The exercise: Your task is to retype the lines from the opening of the material through the line that includes "width - margin.right]);". Do not copy the pictures.

Material provided:
• • • • • • •

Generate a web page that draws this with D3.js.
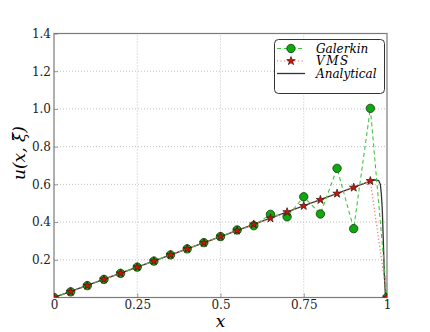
<!DOCTYPE html>
<html>
<head>
<meta charset="utf-8">
<script src="https://cdn.jsdelivr.net/npm/d3@7"></script>
<style>
  body { margin: 0; background: #fff; }
</style>
</head>
<body>
<div id="chart"></div>
<script>
const xNodes = [0, 0.05, 0.1, 0.15, 0.2, 0.25, 0.3, 0.35, 0.4, 0.45, 0.5,
	0.55, 0.6, 0.65, 0.7, 0.75, 0.8, 0.85, 0.9, 0.95, 1];
const galerkin = [0, 0.03, 0.063, 0.096, 0.128, 0.161, 0.193, 0.226, 0.258, 0.291, 0.323,
	0.358, 0.381, 0.441, 0.428, 0.534, 0.443, 0.685, 0.365, 1.003, 0];
const vms = [0, 0.03, 0.063, 0.096, 0.128, 0.161, 0.193, 0.226, 0.258, 0.29, 0.323,
	0.355, 0.388, 0.42, 0.453, 0.486, 0.518, 0.551, 0.583, 0.618, 0];
const analyticalX = [0, 0.5, 0.95, 0.965, 0.975, 0.98, 0.983, 0.986, 0.989, 0.992, 0.995, 1];
const analyticalY = [0, 0.323, 0.617, 0.624, 0.62, 0.6, 0.55, 0.46, 0.3, 0.12, 0.02, 0];
const xTicks = [0, 0.25, 0.5, 0.75, 1];
const xTickLabels = ["0", "0.25", "0.5", "0.75", "1"];
const yTicks = [0.2, 0.4, 0.6, 0.8, 1.0, 1.2, 1.4];

const serif = "DejaVu Serif";
const width = 430;
const height = 332;
const margin = { top: 33.5, right: 43, bottom: 34.5, left: 54 };

const svg = d3.select("#chart")
	.append("svg")
	.attr("width", width)
	.attr("height", height);

const xScale = d3.scaleLinear()
	.domain([0, 1])
	.range([margin.left, width - margin.right]);

const yScale = d3.scaleLinear()
	.domain([0, 1.4])
	.range([height - margin.bottom, margin.top]);

svg.append("clipPath")
	.attr("id", "plot-clip")
	.append("rect")
	.attr("x", xScale(0)).attr("y", yScale(1.4))
	.attr("width", xScale(1) - xScale(0))
	.attr("height", yScale(0) - yScale(1.4));

// grid
svg.append("g")
	.selectAll("line")
	.data(xTicks.slice(1, -1))
	.join("line")
	.attr("x1", d => xScale(d)).attr("x2", d => xScale(d))
	.attr("y1", yScale(0)).attr("y2", yScale(1.4))
	.attr("stroke", "#b0b0b0")
	.attr("stroke-width", 0.8)
	.attr("stroke-dasharray", "1,2");

svg.append("g")
	.selectAll("line")
	.data(yTicks.slice(0, -1))
	.join("line")
	.attr("x1", xScale(0)).attr("x2", xScale(1))
	.attr("y1", d => yScale(d)).attr("y2", d => yScale(d))
	.attr("stroke", "#b0b0b0")
	.attr("stroke-width", 0.8)
	.attr("stroke-dasharray", "1,2");

// axes
const xAxis = svg.append("g")
	.attr("transform", `translate(0, ${yScale(0)})`)
	.call(d3.axisBottom(xScale).tickValues(xTicks)
		.tickFormat((d, i) => xTickLabels[i]).tickSize(-4).tickPadding(3));

const yAxis = svg.append("g")
	.attr("transform", `translate(${xScale(0)}, 0)`)
	.call(d3.axisLeft(yScale).tickValues(yTicks)
		.tickFormat(d3.format(".1f")).tickSize(-4).tickPadding(3));

[xAxis, yAxis].forEach(a => {
	a.attr("font-family", serif).attr("font-size", 12);
	a.select(".domain").remove();
	a.selectAll("line").attr("stroke", "#555").attr("stroke-width", 0.6);
	a.selectAll("text").attr("fill", "#222");
});

// frame
svg.append("rect")
	.attr("x", xScale(0)).attr("y", yScale(1.4))
	.attr("width", xScale(1) - xScale(0))
	.attr("height", yScale(0) - yScale(1.4))
	.attr("fill", "none")
	.attr("stroke", "#7a7a7a")
	.attr("stroke-width", 1.2);

const line = d3.line()
	.x(d => xScale(d[0]))
	.y(d => yScale(d[1]));

const galData = xNodes.map((x, i) => [x, galerkin[i]]);
const vmsData = xNodes.map((x, i) => [x, vms[i]]);
const anaData = analyticalX.map((x, i) => [x, analyticalY[i]]);

const plot = svg.append("g").attr("clip-path", "url(#plot-clip)");

plot.append("path")
	.datum(anaData)
	.attr("d", line)
	.attr("fill", "none")
	.attr("stroke", "#333")
	.attr("stroke-width", 1.3);

plot.append("path")
	.datum(galData)
	.attr("d", line)
	.attr("fill", "none")
	.attr("stroke", "#3cc83c")
	.attr("stroke-width", 1.1)
	.attr("stroke-dasharray", "4,3");

plot.append("path")
	.datum(vmsData)
	.attr("d", line)
	.attr("fill", "none")
	.attr("stroke", "#ff6a6a")
	.attr("stroke-width", 1.2)
	.attr("stroke-dasharray", "1.2,2.3");

plot.append("g")
	.selectAll("circle")
	.data(galData)
	.join("circle")
	.attr("cx", d => xScale(d[0]))
	.attr("cy", d => yScale(d[1]))
	.attr("r", 4.2)
	.attr("fill", "#0fa80f")
	.attr("stroke", "#0a3a0a")
	.attr("stroke-width", 0.8);

const star = d3.symbol().type(d3.symbolStar).size(22);

plot.append("g")
	.selectAll("path")
	.data(vmsData)
	.join("path")
	.attr("transform", d => `translate(${xScale(d[0])}, ${yScale(d[1])})`)
	.attr("d", star)
	.attr("fill", "#d01010")
	.attr("stroke", "#4a1a0a")
	.attr("stroke-width", 0.8);

// labels
svg.append("text")
	.attr("x", xScale(0.5))
	.attr("y", 327)
	.attr("text-anchor", "middle")
	.attr("font-family", serif)
	.attr("font-size", 17)
	.attr("font-style", "italic")
	.text("x");

svg.append("text")
	.attr("transform", "translate(25, 153) rotate(-90)")
	.attr("text-anchor", "middle")
	.attr("font-family", serif)
	.attr("font-size", 17)
	.attr("font-style", "italic")
	.text("u(x, \u03be\u0303)");

// legend
const legend = svg.append("g");
legend.append("rect")
	.attr("x", 274.5).attr("y", 39.5)
	.attr("width", 110).attr("height", 54)
	.attr("rx", 4)
	.attr("fill", "#fff")
	.attr("stroke", "#333")
	.attr("stroke-width", 1);

const rows = [
	{ label: "Galerkin", y: 48.5 },
	{ label: "VMS", y: 61 },
	{ label: "Analytical", y: 73.5 },
];

legend.append("line")
	.attr("x1", 277).attr("x2", 305).attr("y1", rows[0].y).attr("y2", rows[0].y)
	.attr("stroke", "#3cc83c").attr("stroke-width", 1.1).attr("stroke-dasharray", "4,3");
legend.append("circle")
	.attr("cx", 291).attr("cy", rows[0].y).attr("r", 4.2)
	.attr("fill", "#0fa80f").attr("stroke", "#0a3a0a").attr("stroke-width", 0.8);

legend.append("line")
	.attr("x1", 277).attr("x2", 305).attr("y1", rows[1].y).attr("y2", rows[1].y)
	.attr("stroke", "#ff6a6a").attr("stroke-width", 1.2).attr("stroke-dasharray", "1.2,2.3");
legend.append("path")
	.attr("transform", `translate(291, ${rows[1].y})`)
	.attr("d", star)
	.attr("fill", "#d01010").attr("stroke", "#4a1a0a").attr("stroke-width", 0.8);

legend.append("line")
	.attr("x1", 277).attr("x2", 305).attr("y1", rows[2].y).attr("y2", rows[2].y)
	.attr("stroke", "#333").attr("stroke-width", 1.3);

legend.selectAll("text.lab")
	.data(rows)
	.join("text")
	.attr("class", "lab")
	.attr("x", 316)
	.attr("y", d => d.y + 4)
	.attr("font-family", serif)
	.attr("font-size", 12)
	.attr("font-style", "italic")
	.attr("letter-spacing", d => d.label === "VMS" ? 1.5 : 0)
	.text(d => d.label);
</script>
</body>
</html>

• • • • • • •

Task output:
Generate a web page that draws this with D3.js.
<!DOCTYPE html>
<html>
<head>
<meta charset="utf-8">
<script src="https://cdn.jsdelivr.net/npm/d3@7"></script>
<style>
  body { margin: 0; background: #fff; }
</style>
</head>
<body>
<div id="chart"></div>
<script>
const xNodes = [0, 0.05, 0.1, 0.15, 0.2, 0.25, 0.3, 0.35, 0.4, 0.45, 0.5,
	0.55, 0.6, 0.65, 0.7, 0.75, 0.8, 0.85, 0.9, 0.95, 1];
const galerkin = [0, 0.03, 0.063, 0.096, 0.128, 0.161, 0.193, 0.226, 0.258, 0.291, 0.323,
	0.358, 0.381, 0.441, 0.428, 0.534, 0.443, 0.685, 0.365, 1.003, 0];
const vms = [0, 0.03, 0.063, 0.096, 0.128, 0.161, 0.193, 0.226, 0.258, 0.29, 0.323,
	0.355, 0.388, 0.42, 0.453, 0.486, 0.518, 0.551, 0.583, 0.618, 0];
const analyticalX = [0, 0.5, 0.95, 0.965, 0.975, 0.98, 0.983, 0.986, 0.989, 0.992, 0.995, 1];
const analyticalY = [0, 0.323, 0.617, 0.624, 0.62, 0.6, 0.55, 0.46, 0.3, 0.12, 0.02, 0];
const xTicks = [0, 0.25, 0.5, 0.75, 1];
const xTickLabels = ["0", "0.25", "0.5", "0.75", "1"];
const yTicks = [0.2, 0.4, 0.6, 0.8, 1.0, 1.2, 1.4];

const serif = "DejaVu Serif";
const width = 430;
const height = 332;
const margin = { top: 33.5, right: 43, bottom: 34.5, left: 54 };

const svg = d3.select("#chart")
	.append("svg")
	.attr("width", width)
	.attr("height", height);

const xScale = d3.scaleLinear()
	.domain([0, 1])
	.range([margin.left, width - margin.right]);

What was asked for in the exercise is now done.